Le reazioni della domanda. Altra considerazione da fare riguarda le reazioni in atto da parte della domanda, con la ricerca di nuove fonti energetiche, tra cui il nucleare, mentre a breve termine dovrebbe giocare un ruolo non marginale il risparmio energetico e lo sfruttamento di nuovi giacimenti già individuati e che, salvo imprevisti, dovrebbero entrare in produzione nel corso del prossimo anno. In particolare, oltre alle autorizzazioni a perforare le coste statunitensi, dovrebbe entrare in produzione fin dal marzo 2009 l’area brasiliana della Baia di Santos, con centomila barili al giorno e con 3,5 milioni di metri cubi di gas, in seguito allo sfruttamento di un enorme giacimento di idrocarburi di circa 8 miliardi di barili. Al largo della costa brasiliana, inoltre, sarebbero state individuate riserve di petrolio pari a oltre 24 miliardi di barili, mentre le riserve stimate ammonterebbero ad oltre 60 miliardi di barili equivalenti di petrolio. A dispetto della speculazione, il petrolio è lungi dall’essere esaurito e il prezzo del barile è destinato a riportarsi al livello di lungo periodo, una volta che gli artigli della speculazione saranno tagliati.

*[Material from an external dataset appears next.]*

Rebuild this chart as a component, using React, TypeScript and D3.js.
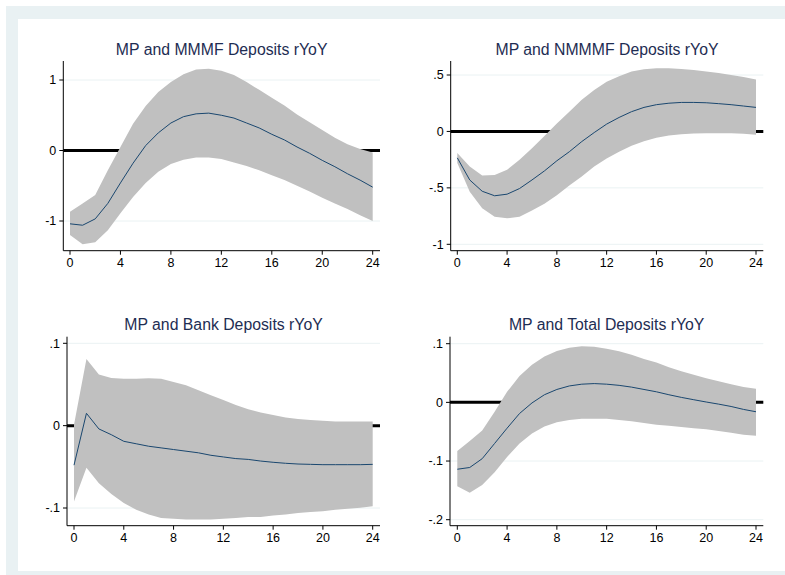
import React from "react";
import * as d3 from "d3";

const horizon = d3.range(0, 25);

const titles = [
  "MP and MMMF Deposits rYoY",
  "MP and NMMMF Deposits rYoY",
  "MP and Bank Deposits rYoY",
  "MP and Total Deposits rYoY",
];

const mmmfIrf = [-1.04, -1.06, -0.97, -0.75, -0.46, -0.18, 0.07, 0.25, 0.39, 0.48, 0.52, 0.53, 0.5, 0.46, 0.39, 0.32, 0.23, 0.15, 0.05, -0.04, -0.14, -0.23, -0.33, -0.42, -0.52];
const mmmfUpper = [-0.87, -0.75, -0.63, -0.28, 0.05, 0.38, 0.63, 0.83, 0.97, 1.08, 1.15, 1.16, 1.13, 1.07, 0.97, 0.86, 0.75, 0.64, 0.51, 0.4, 0.29, 0.18, 0.09, 0.02, -0.03];
const mmmfLower = [-1.2, -1.33, -1.3, -1.13, -0.89, -0.66, -0.46, -0.3, -0.19, -0.13, -0.1, -0.1, -0.12, -0.17, -0.22, -0.28, -0.35, -0.42, -0.5, -0.58, -0.67, -0.75, -0.83, -0.92, -1.0];

const nmmmfIrf = [-0.234, -0.43, -0.53, -0.57, -0.556, -0.506, -0.43, -0.35, -0.26, -0.18, -0.09, -0.01, 0.065, 0.124, 0.175, 0.213, 0.237, 0.25, 0.257, 0.257, 0.254, 0.246, 0.237, 0.225, 0.213];
const nmmmfUpper = [-0.19, -0.31, -0.39, -0.385, -0.34, -0.25, -0.15, -0.04, 0.07, 0.175, 0.28, 0.367, 0.44, 0.49, 0.53, 0.55, 0.56, 0.56, 0.553, 0.544, 0.53, 0.518, 0.5, 0.482, 0.46];
const nmmmfLower = [-0.28, -0.535, -0.68, -0.757, -0.77, -0.757, -0.7, -0.64, -0.565, -0.48, -0.4, -0.31, -0.24, -0.18, -0.127, -0.086, -0.056, -0.036, -0.024, -0.018, -0.015, -0.015, -0.015, -0.02, -0.03];

const bankIrf = [-0.048, 0.015, -0.004, -0.011, -0.019, -0.022, -0.025, -0.027, -0.029, -0.031, -0.033, -0.036, -0.038, -0.04, -0.041, -0.043, -0.0445, -0.0457, -0.0466, -0.047, -0.0474, -0.0474, -0.0474, -0.0474, -0.047];
const bankUpper = [0.001, 0.081, 0.062, 0.058, 0.057, 0.057, 0.0575, 0.057, 0.053, 0.049, 0.043, 0.037, 0.031, 0.025, 0.02, 0.016, 0.013, 0.01, 0.008, 0.007, 0.006, 0.005, 0.005, 0.005, 0.005];
const bankLower = [-0.092, -0.051, -0.07, -0.083, -0.094, -0.102, -0.108, -0.112, -0.113, -0.114, -0.114, -0.114, -0.113, -0.112, -0.111, -0.111, -0.109, -0.108, -0.106, -0.105, -0.104, -0.102, -0.101, -0.0996, -0.098];

const totalIrf = [-0.114, -0.111, -0.096, -0.07, -0.044, -0.019, -0.001, 0.013, 0.022, 0.028, 0.031, 0.032, 0.031, 0.029, 0.026, 0.022, 0.018, 0.013, 0.0085, 0.0045, 0.0006, -0.003, -0.007, -0.012, -0.016];
const totalUpper = [-0.083, -0.066, -0.048, -0.016, 0.018, 0.045, 0.064, 0.078, 0.0875, 0.093, 0.0955, 0.095, 0.0915, 0.087, 0.081, 0.074, 0.068, 0.06, 0.053, 0.047, 0.041, 0.036, 0.031, 0.026, 0.023];
const totalLower = [-0.143, -0.154, -0.141, -0.119, -0.093, -0.07, -0.053, -0.041, -0.034, -0.03, -0.028, -0.028, -0.028, -0.03, -0.032, -0.035, -0.038, -0.04, -0.042, -0.044, -0.046, -0.049, -0.052, -0.055, -0.057];

const xTicks = [0, 4, 8, 12, 16, 20, 24];
const yTicksMmmf = [-1, 0, 1];
const yTicksNmmmf = [-1, -0.5, 0, 0.5];
const yTicksBank = [-0.1, 0, 0.1];
const yTicksTotal = [-0.2, -0.1, 0, 0.1];

const fmtTick = (v: number) => {
  if (v === 0) return "0";
  const s = String(v);
  return s.replace(/^(-?)0\./, "$1.");
};

type PanelSpec = {
  title: string;
  irf: number[];
  upper: number[];
  lower: number[];
  yTicks: number[];
  box: { left: number; right: number; top: number; bottom: number };
  xRange: [number, number];
  yDomain: [number, number];
  yRange: [number, number];
};

const panels: PanelSpec[] = [
  {
    title: titles[0], irf: mmmfIrf, upper: mmmfUpper, lower: mmmfLower, yTicks: yTicksMmmf,
    box: { left: 63.3, right: 380, top: 61, bottom: 250.7 },
    xRange: [70, 372.7], yDomain: [-1, 1], yRange: [221, 80],
  },
  {
    title: titles[1], irf: nmmmfIrf, upper: nmmmfUpper, lower: nmmmfLower, yTicks: yTicksNmmmf,
    box: { left: 450.7, right: 763.3, top: 61, bottom: 250.7 },
    xRange: [457.3, 756], yDomain: [-1, 0.5], yRange: [244.3, 75],
  },
  {
    title: titles[2], irf: bankIrf, upper: bankUpper, lower: bankLower, yTicks: yTicksBank,
    box: { left: 67, right: 380, top: 336.7, bottom: 525.7 },
    xRange: [74, 372.7], yDomain: [-0.1, 0.1], yRange: [508, 343.3],
  },
  {
    title: titles[3], irf: totalIrf, upper: totalUpper, lower: totalLower, yTicks: yTicksTotal,
    box: { left: 450, right: 763.3, top: 336.7, bottom: 525.7 },
    xRange: [457.3, 756], yDomain: [-0.2, 0.1], yRange: [519.7, 343.7],
  },
];

const FONT = "'Liberation Sans', Arial, sans-serif";

function Panel({ p }: { p: PanelSpec }) {
  const x = d3.scaleLinear().domain([0, 24]).range(p.xRange);
  const y = d3.scaleLinear().domain(p.yDomain).range(p.yRange);
  const area = d3
    .area<number>()
    .x((t) => x(t))
    .y0((t) => y(p.lower[t]))
    .y1((t) => y(p.upper[t]));
  const line = d3
    .line<number>()
    .x((t) => x(t))
    .y((t) => y(p.irf[t]));
  const { left, right, top, bottom } = p.box;
  return (
    <g>
      <text
        x={(left + right) / 2}
        y={top - 6.5}
        textAnchor="middle"
        fontFamily={FONT}
        fontSize={15.8}
        fill="#1e2d53"
      >
        {p.title}
      </text>
      {p.yTicks.map((v) => (
        <line key={"g" + v} x1={left} x2={right} y1={y(v)} y2={y(v)} stroke="#eaf2f3" strokeWidth={1} />
      ))}
      <line x1={left} x2={right} y1={y(0)} y2={y(0)} stroke="#000" strokeWidth={3} />
      <path d={area(horizon) || ""} fill="#c0c0c0" />
      <path d={line(horizon) || ""} fill="none" stroke="#1a476f" strokeWidth={1} />
      <line x1={left} x2={left} y1={top} y2={bottom} stroke="#000" strokeWidth={1} />
      <line x1={left} x2={right} y1={bottom} y2={bottom} stroke="#000" strokeWidth={1} />
      {p.yTicks.map((v) => (
        <g key={"y" + v}>
          <line x1={left - 4} x2={left} y1={y(v)} y2={y(v)} stroke="#000" strokeWidth={1} />
          <text
            x={left - 7}
            y={y(v)}
            dy="0.35em"
            textAnchor="end"
            fontFamily={FONT}
            fontSize={12.5}
            fill="#000"
          >
            {fmtTick(v)}
          </text>
        </g>
      ))}
      {xTicks.map((t) => (
        <g key={"x" + t}>
          <line x1={x(t)} x2={x(t)} y1={bottom} y2={bottom + 4} stroke="#000" strokeWidth={1} />
          <text
            x={x(t)}
            y={bottom + 16}
            textAnchor="middle"
            fontFamily={FONT}
            fontSize={12.5}
            fill="#000"
          >
            {t}
          </text>
        </g>
      ))}
    </g>
  );
}

export default function App() {
  return (
    <svg
      width={785}
      height={575}
      style={{ position: "fixed", left: 0, top: 0, display: "block" }}
    >
      <rect x={0} y={0} width={785} height={575} fill="#ffffff" />
      <rect x={6} y={6} width={779} height={569} fill="#e9f1f3" />
      <rect x={18} y={19} width={767} height={552} fill="#ffffff" />
      {panels.map((p) => (
        <Panel key={p.title} p={p} />
      ))}
    </svg>
  );
}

I tagli alla produzione:un boomerang per l’Opec. La crisi odierna è un momento importante anche per l’Opec, che dovrebbe comprendere che la politica fino ad ora condotta, che ha fatto largo ricorso ai tagli della produzione, ai quali abbiamo assistito come estremo tentativo, è una specie di suicidio annunciato, perché il petrolio caro non può non portare al potenziamento del nucleare, al ricorso, pur marginale, alle fonti alternative, allo sfruttamento dell’energia geotermica ed a politiche di risparmio energetico. Sembra che il nuovo presidente degli Stati Uniti, Barack Obama, si sia già esposto a favore delle energie alternative e abbia manifestato l’intenzione, che sicuramente troverà una forte opposizione, di rinunciare alla costruzione di nuove centrali nucleari per la produzione di energia elettrica, dando enfasi alle questioni relative alla sicurezza degli impianti e al problema dello stoccaggio delle scorie. Obama infatti, pare voglia destinare 150 miliardi di dollari in dieci anni per investimenti definiti “strategici”, per catalizzare gli interessi degli investitori privati in progetti relativi alle fonti alternative. Questa scelta, se effettivamente avrà un seguito, rappresenterebbe un passo indietro rispetto alla precedente amministrazione Bush, e rischia di perpetuare per gli Stati Uniti la situazione di pesante dipendenza energetica dai tradizionali fornitori (paesi del Medio Oriente, Messico e Venezuela). Interessanti sono, peraltro, le campagne di sensibilizzazione che la futura amministrazione Obama vuole porre in essere nei confronti delle compagnie petrolifere statunitensi che potranno fare prospezioni in cerca di petrolio e gas, in base alle licenze esistenti che, se non utilizzate, andranno perdute.